Incrementa i capitali ma li concentra. Dunque
riduce la base sociale su cui poggia il capitale. Una situazione
chiaramente incompatibile, ed a breve termine, con i presupposti di eguaglianza
e accesso su cui poggiano le nostre democrazie. Bisogna notare che la
situazione si fa molto peggiore di quella del 1848, perché mentre
nell’ottocento la base sociale della democrazia era molto più ristretta, ed il
censo (o l’istruzione) determinava l’accesso ai diritti politici, oggi, dopo le
lotte per il suffragio universale, condotte con successo a cavallo tra i due
secoli XIX e XX, e l’incremento dell’istruzione diffusa (con correlato di
accesso alle informazioni) tale situazione non è più sostenibile.
Dunque, in queste
condizioni sociali e perfino tecniche, un tale sbilanciamento della
distribuzione delle risorse non potrà che generare assetti politici
estremistici (presumibilmente di carattere “populista”) che potrebbero condurre le nostre democrazie in
una fase critica.
L’equilibrio sociale
sul quale si è consolidato, molto più di quanto appaia alla superficie, il
nostro assetto politico, economico e sociale è, infatti, incentrato su una
“classe media” che tende a sparire come attore centrale.
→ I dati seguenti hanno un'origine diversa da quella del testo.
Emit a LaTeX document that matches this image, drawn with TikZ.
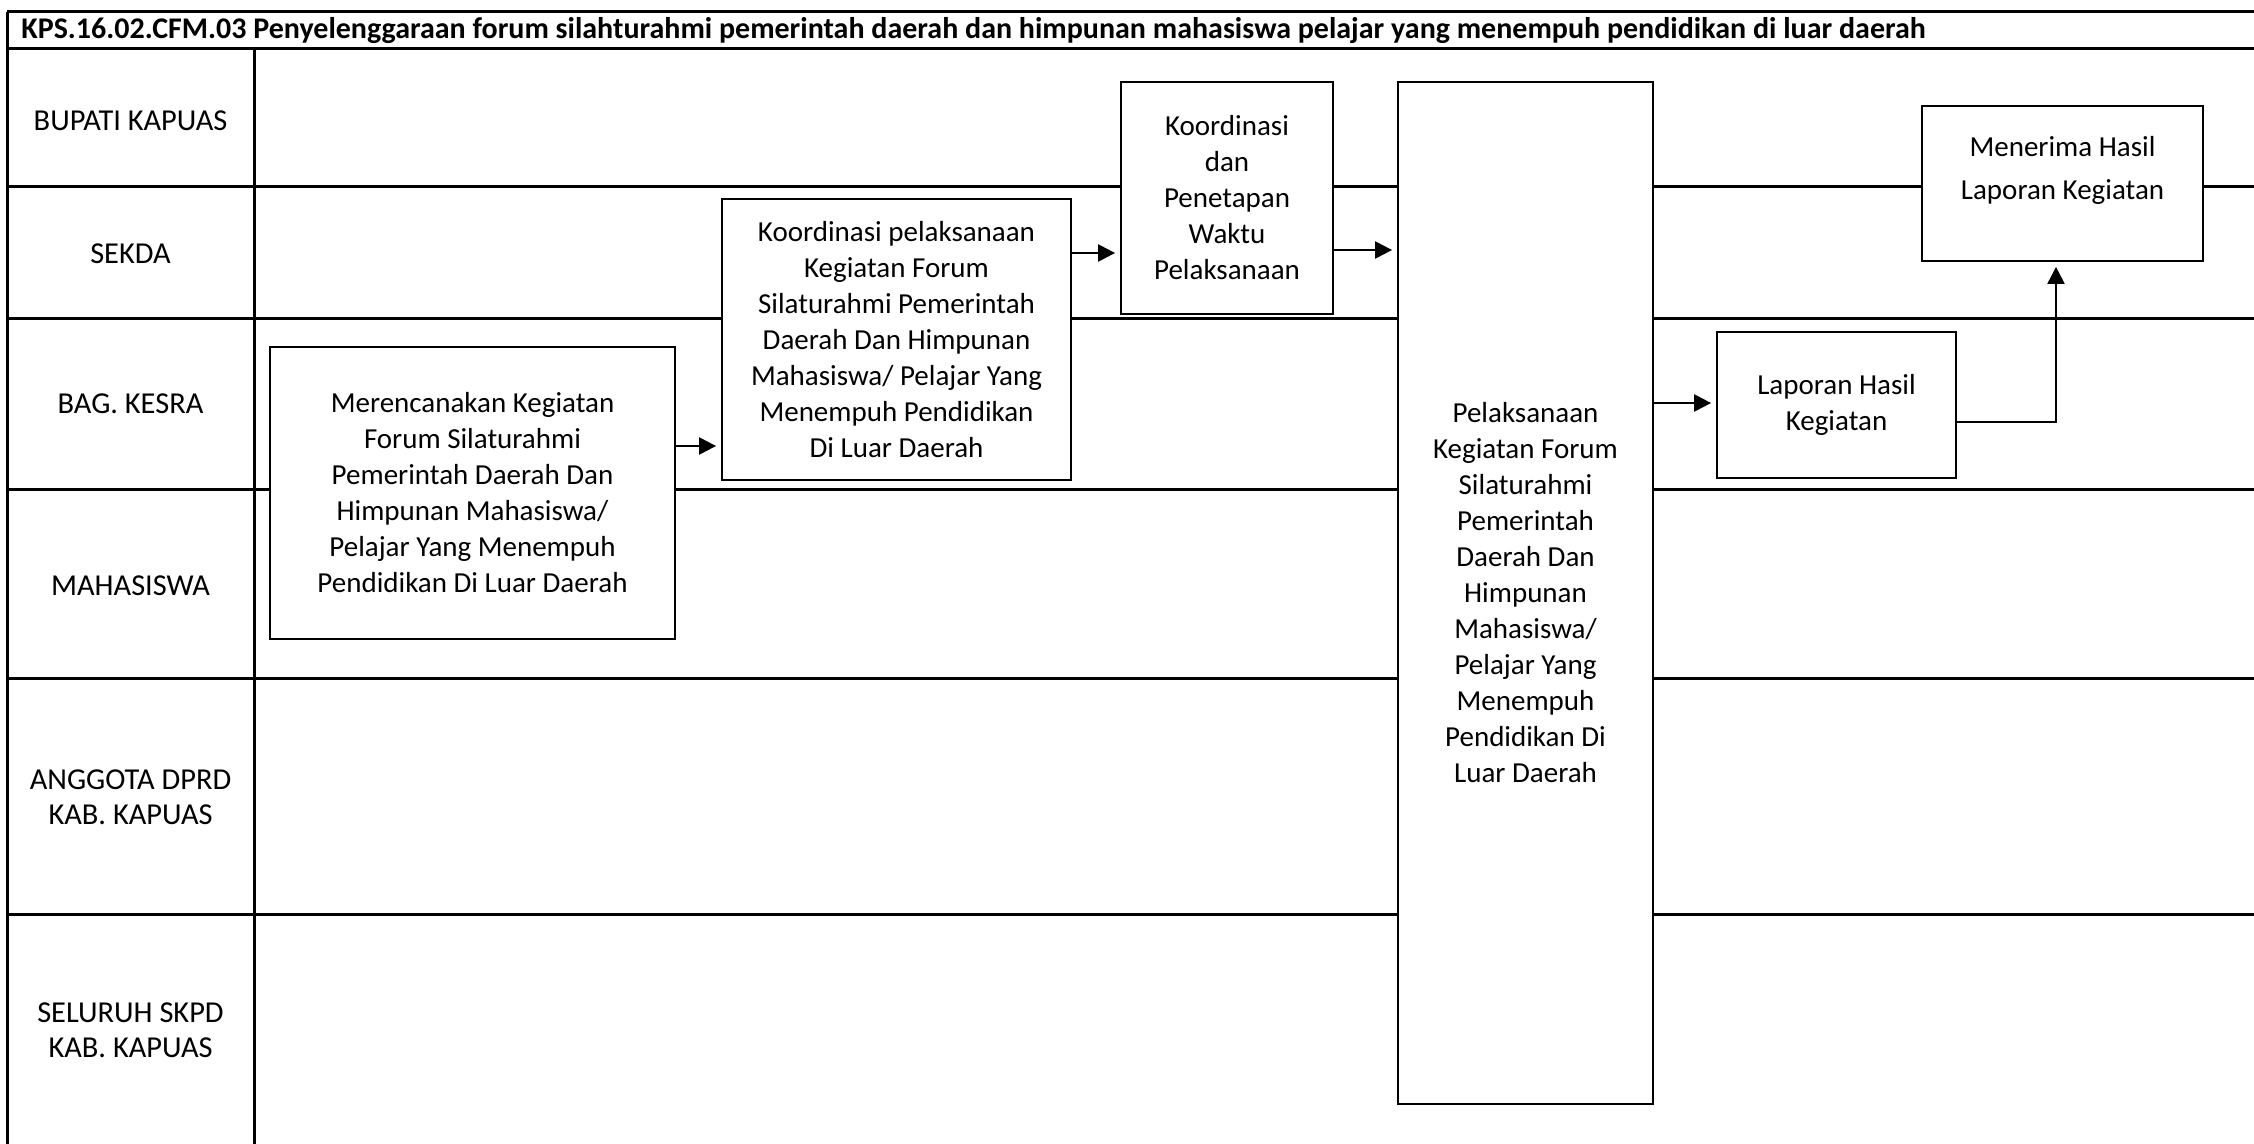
\documentclass[tikz,border=0pt]{standalone}
\usepackage{fontspec}
\setmainfont{Carlito}
\usetikzlibrary{arrows.meta}
\begin{document}
\begin{tikzpicture}[x=0.5pt,y=-0.5pt,
  grid/.style={line width=1.5pt,black},
  box/.style={draw,line width=0.9pt,fill=white,inner sep=0pt,align=center,font=\fontsize{14.5}{18}\selectfont},
  lane/.style={align=center,font=\fontsize{15.2}{17.5}\selectfont},
  arr/.style={line width=1.1pt,-{Triangle[length=8.5pt,width=8.5pt]},shorten >=2.5pt}]
\useasboundingbox (0,0) rectangle (2254,1144);
% grid
\draw[grid] (7,12) -- (2254,12);
\draw[grid] (7,49) -- (2254,49);
\foreach \yy in {187,319,489,678,914}{\draw[grid] (7,\yy) -- (2254,\yy);}
\draw[grid] (7,12) -- (7,1144);
\draw[grid] (254,49) -- (254,1144);
% title
\node[anchor=west,inner sep=0pt,font=\fontsize{15}{17}\selectfont\bfseries] (title) at (21,31) {KPS.16.02.CFM.03 Penyelenggaraan forum silahturahmi pemerintah daerah dan himpunan mahasiswa pelajar yang menempuh pendidikan di luar daerah};
% lane labels
\node[lane] (l1) at (130.5,121) {BUPATI KAPUAS};
\node[lane] (l2) at (130.5,254) {SEKDA};
\node[lane] (l3) at (130.5,404) {BAG. KESRA};
\node[lane] (l4) at (130.5,586) {MAHASISWA};
\node[lane] (l5) at (130.5,797) {ANGGOTA DPRD\\KAB. KAPUAS};
\node[lane] (l6) at (130.5,1030) {SELURUH SKPD\\KAB. KAPUAS};
% boxes
\node[box,minimum width=202.5pt,minimum height=146pt] (b1) at (472.5,493)
  {Merencanakan Kegiatan\\Forum Silaturahmi\\Pemerintah Daerah Dan\\Himpunan Mahasiswa/\\Pelajar Yang Menempuh\\Pendidikan Di Luar Daerah};
\node[box,minimum width=174.5pt,minimum height=140.5pt] (b2) at (896.5,339.5)
  {Koordinasi pelaksanaan\\Kegiatan Forum\\Silaturahmi Pemerintah\\Daerah Dan Himpunan\\Mahasiswa/ Pelajar Yang\\Menempuh Pendidikan\\Di Luar Daerah};
\node[box,minimum width=106pt,minimum height=116pt] (b3) at (1227,198)
  {Koordinasi\\dan\\Penetapan\\Waktu\\Pelaksanaan};
\node[box,minimum width=127.5pt,minimum height=511pt] (b4) at (1525.5,593)
  {Pelaksanaan\\Kegiatan Forum\\Silaturahmi\\Pemerintah\\Daerah Dan\\Himpunan\\Mahasiswa/\\Pelajar Yang\\Menempuh\\Pendidikan Di\\Luar Daerah};
\node[box,minimum width=119.5pt,minimum height=73pt] (b5) at (1836.5,405)
  {Laporan Hasil\\Kegiatan};
\node[box,minimum width=140.5pt,minimum height=77.5pt,font=\fontsize{14.5}{21.5}\selectfont] (b6) at (2062.5,183.5)
  {Menerima Hasil\\Laporan Kegiatan\\[-12pt]\strut};
% connectors
\draw[arr] (b1.east |- 0,446) -- (b2.west |- 0,446);
\draw[arr] (b2.east |- 0,253) -- (b3.west |- 0,253);
\draw[arr] (b3.east |- 0,250) -- (b4.west |- 0,250);
\draw[arr] (b4.east |- 0,403) -- (b5.west |- 0,403);
\draw[arr] (b5.east |- 0,422) -| (b6.south -| 2056,0);
\end{tikzpicture}
\end{document}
Una “classe” che in
condizioni ottocentesche non può esistere.
Più dettagliatamente la
tesi della parte “costruens” è che il sistema fiscale è diventato regressivo,
cioè di fatto tassa in modo più intenso le classi lavoratrici e meno le componenti
ricche della società. Questo ha effetti devastanti nel contesto della massiccia
ripatrimonializzazione della società nel suo insieme che vede, come abbiamo
appena ricordato risalire il rapporto tra patrimonio netto e reddito prodotto
nell’anno (PIL), che nel dopoguerra era sceso ad un rapporto 2 : 1, ad un
livello 6 :1 in Francia, e 7:1 in Italia. Si
tratta precisamente degli stessi valori che si registravano a fine ottocento.
Di qui il parallelo con il 1800 (che viene evocato
anche da molti altri) e con il periodo delle rivoluzioni liberali: «L’Ancien Régime crollò quando i rivoluzionari votarono
l’abolizione dei privilegi fiscali per la nobiltà e il clero e diedero origine
a un sistema fiscale universale e moderno. La Rivoluzione americana nacque
dalla volontà degli abitanti delle colonie inglesi di creare e gestire
direttamente un proprio sistema fiscale (“no taxation without
representation”)»,
La soluzione proposta da Piketty è di
ripristinare la principale arma che ridusse l’ineguaglianza fine ottocento, la
tassa di successione. Un poco in tutta Europa, e in Italia, gli ultimi governi
hanno cancellato del tutto l’imposta di successione per gli eredi in linea
retta e per il coniuge fino a un milione di euro. Sono solo presenti imposte
ipotecarie e catastali del 2 e 1%, con minimi molto bassi.
Piketty propone di tassare i
patrimoni che oggi passano da una generazione alla successiva intatti,
dimenticando la più antica battaglia liberale, con un’aliquota del 50%. Ma non
solo, anche il frutto, cioè il rendimento dei patrimoni dovrebbero, per Piketty
essere tassati, esattamente nella stessa entità del lavoro. Propone quindi un’imposta,
unica e progressiva, che dovrebbe essere applicata senza distinguere tra
reddito da lavoro e reddito da capitale. E di farlo alla scala almeno Europea
(possibilmente mondiale).
Una
provocazione che sta facendo discutere non poco in Francia.